Earlier this year Kalydeco, the first drug designed to counter the genetic cause of cystic fibrosis, was touted by the White House during the State of the Union Address. During his talk to the nation, President Barack Obama pointed out a guest of the first lady who is taking Kalydeco. Kalydeco was approved in 2012 and is aimed at a “select few” of the genetic mutations that can cause cystic fibrosis.

Additionally the administration has pointed to the drug being an example of the kinds of medication that will allow researchers to examine the cause of cancers and other illnesses on a genetic level in order to provide targeted therapies for individual care. Delving into disease at a genetic level will give researchers more confidence in developing those new medications, Jeffrey Leiden, Vertex’s chief executive officer said in news reports.

In early May, news that the FDA's Pulmonary Allergy Drugs Advisory Committee had released its briefing notes ahead of an approval meeting about Orkambi may have initially spooked the market, but the company roared back as Wall Street agreed the document was an overall positive.

When parsed thoroughly the documents showed the FDA believes that there is a statistically significant benefit over placebo in FEV1 but has questions about the small treatment effect and the lack of ivacaftor monotherapy and lumacaftor monotherapy controls in the Phase III trials, said analysts.

The lead biotech analyst at Citigroup, Yaron Werber, said a closer look at the FDA’s notes show the regulator is generally open to the idea of approving Orkambi.

“Given that Orkambi has Breakthrough designation, which provides for enhanced interaction, FDA notes that they and European Medicines Agency (EMA) agreed with the study designs and continuously provided constructive guidance,” wrote Werber.

“As such we believe that FDA needs to raise this question for discussion but is supportive of the trial design. The key question is whether the benefit is clinically meaningful. We believe that the AdCom will vote positively for approval of Orkambi given the lack of alternative treatment options for cystic fibrosis patients homozygous for the F508del mutation in the CFTR gene.”

In the documents, the FDA agrees that Orkambi shows statistically significant benefit over placebo in FEV1, regardless of the dose—but still had questions about whether the 2.6 percent and 3 percent FEV1 benefit over placebo is clinically meaningful. The regulator is also questioning the additional benefit provided by lumacaftor given the similarity of the treatment effects seen in the 150mg ivacaftor monotherapy study and Orkambi's pivotal trials.

As part of that, Vertex has faced a barrage of theoretical situations, including the FDA asking a hypothetical question about whether an ivacaftor monotherapy trial might show similar improvements in lung function and reductions in CF pulmonary exacerbations to those seen by Orkambi. But those questions shouldn’t spook investors, said ISI Evercore analyst Mark Schoenebaum.
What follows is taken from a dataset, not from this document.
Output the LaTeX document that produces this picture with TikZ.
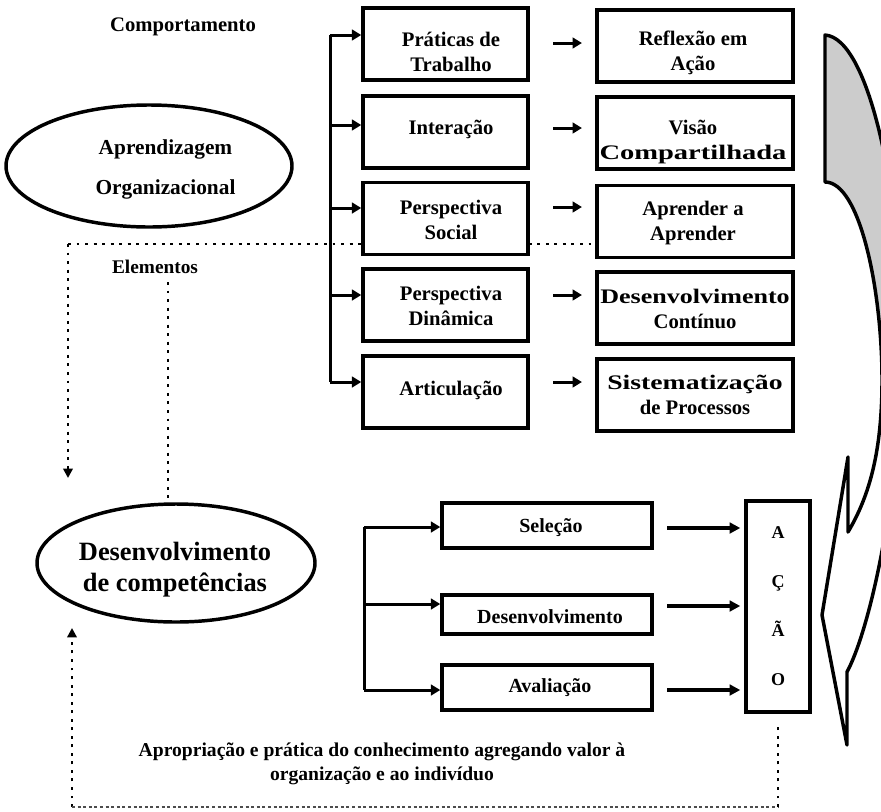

“Bottom line: despite the questions raised by the FDA in the briefing documents, we believe that the preponderance of evidence will push the clinicians on the panel (and the FDA) to not withhold Orkambi from F508del patients (nuanced statistical arguments unlikely to sway a panel of clinicians, in our view),” wrote Schoenebaum.

“On the question of benefit the double pill over Kalydeco alone, a post-marketing study if deemed necessary would also be sufficient to resolve this issue,” he said. “Therefore, we believe the risk of regulatory non-approval is still low (not zero!) but that we should all bear in mind that some of the questions raised in the document could make reimbursement discussions outside the U.S. more difficult.”